Apple’s vision for realism in interfaces was finally seen with iOS 7, where UI elements lived in layers at different depths along the z-axis, and reacted to motion differently, creating a parallax effect where objects closer to the eye move faster than ones that are farther away.

Macworld takes an in-depth look at this parallax effect:

Working in concert with a few additional sensors called accelerometers, the gyroscope allows the device to understand the changes in its relative position with a reasonably good level of accuracy.

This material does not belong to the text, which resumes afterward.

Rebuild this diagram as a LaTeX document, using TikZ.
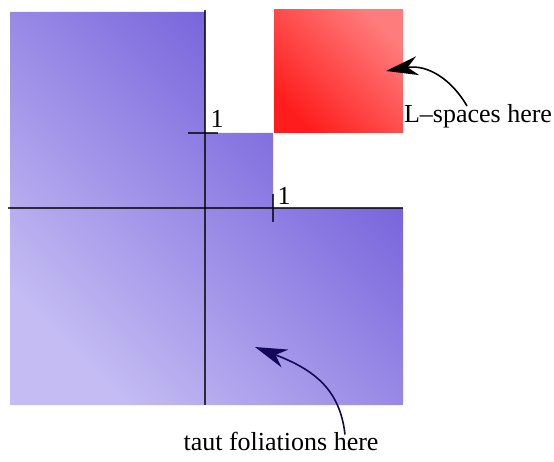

Starting with a good estimate of a fixed initial position, which is given by the fact that most people will tend to raise the phone to eye level when they use it, iOS can use these inputs to determine the angle between the surface of the screen and our visual plane as they move relative to each other.

From there, the math required to provide the illusion of depth is fairly straightforward; all the software has to do is to organize its content in an arbitrary set of planes, and then move them relative to each other, based on their apparent distance from the eye. That results in a realistic depth-perception effect.

You’ll see parallax not just on the home screen or in Apple apps, but even in third-party applications, since Apple’s opening up those APIs as a part of the iOS 7 SDK.

Apple’s clearly not given up on realism in interfaces (often called skeuomorphism) with iOS 7, just that they’ve moved on from fake leather and linen textures to 3D UI elements.